* **Written problem**
Your output is the lines from the first one to the one containing "pres_1 = [90, 73.7, 60, 43.7, 29.6, 17.4, 0]", repeated exactly, with images left out.
......
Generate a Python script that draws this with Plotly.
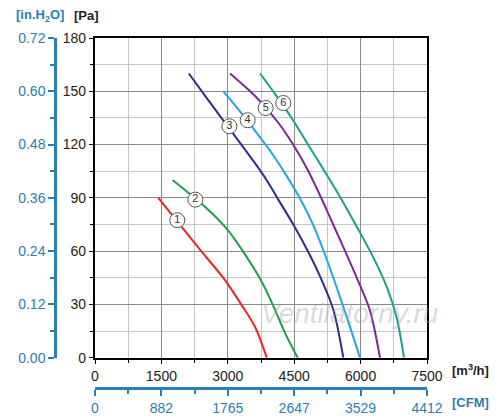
import plotly.graph_objects as go

# fan curves, flow in m3/h, static pressure in Pa
flow_1 = [1430, 1958, 2400, 2937, 3313, 3614, 3880]
pres_1 = [90, 73.7, 60, 43.7, 29.6, 17.4, 0]

flow_2 = [1750, 2100, 2485, 2997, 3350, 3740, 4040, 4290, 4580]
pres_2 = [100, 93, 85, 72, 59.6, 44, 28.5, 14, 0]

flow_3 = [2120, 2500, 2900, 3125, 3727, 3953, 4141, 4480, 4819, 5121, 5384, 5610]
pres_3 = [160, 147, 133.5, 126, 105.6, 97, 89, 75, 59.5, 43.7, 27, 0]

flow_4 = [2900, 3300, 3700, 4000, 4300, 4631, 4932, 5158, 5384, 5686, 5986]
pres_4 = [150, 138, 125, 115, 103.5, 89.6, 74.6, 60.5, 45, 23, 0]

flow_5 = [3050, 3650, 4150, 4450, 4800, 5100, 5380, 5686, 5948, 6212, 6438]
pres_5 = [160, 146.5, 132, 121, 106, 90.5, 75, 58, 43, 26.5, 0]

flow_6 = [3730, 4066, 4466, 4850, 5234, 5572, 5920, 6287, 6589, 6815, 6980]
pres_6 = [160, 148.5, 134, 118.5, 103, 89, 73.5, 56.5, 40, 22.5, 0]

curve_names = ["1", "2", "3", "4", "5", "6"]
label_flow = [1859, 2266, 3035, 3449, 3856, 4254]
label_pres = [77.4, 89, 130.3, 133.7, 140.6, 143.4]

cfm_ticks = [0, 882, 1765, 2647, 3529, 4412]
inh2o_ticks = [0.00, 0.12, 0.24, 0.36, 0.48, 0.60, 0.72]

COLORS = ["#e5262b", "#1f9e4f", "#2c2f8a", "#1ea8e2", "#7d2a8f", "#17a08c"]
BLUE = "#2a7fb5"
DARK = "#222222"
FONT = "Liberation Sans, Arial, sans-serif"

# the page body has an 8px margin, so the figure is 8px smaller than the window
OFF = 8
W, H = 500 - OFF, 418 - OFF
ML, MR, MT, MB = 32, 73, 30, 30
PW, PH = W - ML - MR, H - MT - MB


def px_x(px):
    # window pixel -> paper x
    return (px - OFF - ML) / PW


def px_y(py):
    # window pixel -> paper y
    return (H - MB - (py - OFF)) / PH


fig = go.Figure()
curves = [(flow_1, pres_1), (flow_2, pres_2), (flow_3, pres_3),
          (flow_4, pres_4), (flow_5, pres_5), (flow_6, pres_6)]
for (fx, fy), color, name in zip(curves, COLORS, curve_names):
    fig.add_trace(go.Scatter(x=fx, y=fy, mode="lines", name=name,
                             line=dict(color=color, width=2, shape="spline", smoothing=0.9),
                             hoverinfo="skip", showlegend=False))

fig.add_trace(go.Scatter(
    x=label_flow, y=label_pres, mode="markers+text", text=curve_names, textposition="middle center",
    textfont=dict(size=11, color="#333333", family=FONT),
    marker=dict(size=15, color="white", line=dict(color="#555555", width=1)),
    hoverinfo="skip", showlegend=False))

# dummy trace so the secondary (CFM / in.H2O) axes get drawn
fig.add_trace(go.Scatter(x=[None], y=[None], xaxis="x2", yaxis="y2", showlegend=False, hoverinfo="skip"))

x_dom0 = px_x(95)
y_dom0 = px_y(357.7)
tickfont = dict(size=14, color=DARK, family=FONT)
bluefont = dict(size=14, color=BLUE, family=FONT)

fig.update_layout(
    width=W, height=H, margin=dict(l=ML, r=MR, t=MT, b=MB, autoexpand=False),
    paper_bgcolor="white", plot_bgcolor="white", showlegend=False,
    xaxis=dict(domain=[x_dom0, 1], range=[0, 7500], dtick=1500, tick0=0, automargin=False,
               showgrid=True, gridcolor="#8a8a8a", gridwidth=1.3,
               showline=True, linecolor="black", linewidth=2.2, mirror=True,
               ticks="outside", ticklen=4, tickcolor="black", tickfont=tickfont, zeroline=False,
               minor=dict(dtick=750, showgrid=True, gridcolor="#c6c6c6", gridwidth=1,
                          ticks="outside", ticklen=3, tickcolor="black")),
    yaxis=dict(domain=[y_dom0, 1], range=[0, 180], dtick=30, tick0=0, automargin=False,
               showgrid=True, gridcolor="#8a8a8a", gridwidth=1.3,
               showline=True, linecolor="black", linewidth=2.2, mirror=True,
               ticks="outside", ticklen=4, tickcolor="black", tickfont=tickfont, zeroline=False,
               minor=dict(dtick=15, showgrid=True, gridcolor="#c6c6c6", gridwidth=1,
                          ticks="outside", ticklen=3, tickcolor="black")),
    xaxis2=dict(overlaying="x", anchor="free", position=0, side="bottom", range=[0, 4412],
                tickvals=cfm_ticks, showgrid=False, zeroline=False, automargin=False,
                showline=True, linecolor=BLUE, linewidth=2.5,
                ticks="outside", ticklen=6, tickwidth=2, tickcolor=BLUE, tickfont=bluefont,
                minor=dict(tickvals=[441, 1323.5, 2206, 3088, 3970.5], ticks="outside",
                           ticklen=4, tickwidth=2, tickcolor=BLUE)),
    yaxis2=dict(overlaying="y", anchor="free", position=px_x(55), side="left", range=[0, 0.72],
                tickvals=inh2o_ticks, tickformat=".2f", showgrid=False, zeroline=False, automargin=False,
                showline=True, linecolor=BLUE, linewidth=2.5,
                ticks="outside", ticklen=6, tickwidth=2, tickcolor=BLUE, tickfont=bluefont,
                minor=dict(tickvals=[0.06, 0.18, 0.30, 0.42, 0.54, 0.66], ticks="outside",
                           ticklen=4, tickwidth=2, tickcolor=BLUE)),
)

titles = [
    ("[in.H<sub>2</sub>O]", 40, 15, BLUE),
    ("[Pa]", 86, 15, DARK),
    ("[m<sup>3</sup>/h]", 471, 370, DARK),
    ("[CFM]", 471, 402, BLUE),
]
for text, px, py, color in titles:
    fig.add_annotation(text="<b>" + text + "</b>", xref="paper", yref="paper", x=px_x(px), y=px_y(py),
                       showarrow=False, xanchor="center", yanchor="middle",
                       font=dict(size=13, color=color, family=FONT))

# watermark
fig.add_annotation(text="Ventilatorny.ru", xref="paper", yref="paper", x=px_x(350), y=px_y(313),
                   showarrow=False, xanchor="center", yanchor="middle",
                   font=dict(size=28, color="rgba(160,160,160,0.4)", family=FONT, style="italic"))

fig.write_html("out.html")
......
* **Exercise result**
Generate a Python script that draws this with Plotly.
import plotly.graph_objects as go

# fan curves, flow in m3/h, static pressure in Pa
flow_1 = [1430, 1958, 2400, 2937, 3313, 3614, 3880]
pres_1 = [90, 73.7, 60, 43.7, 29.6, 17.4, 0]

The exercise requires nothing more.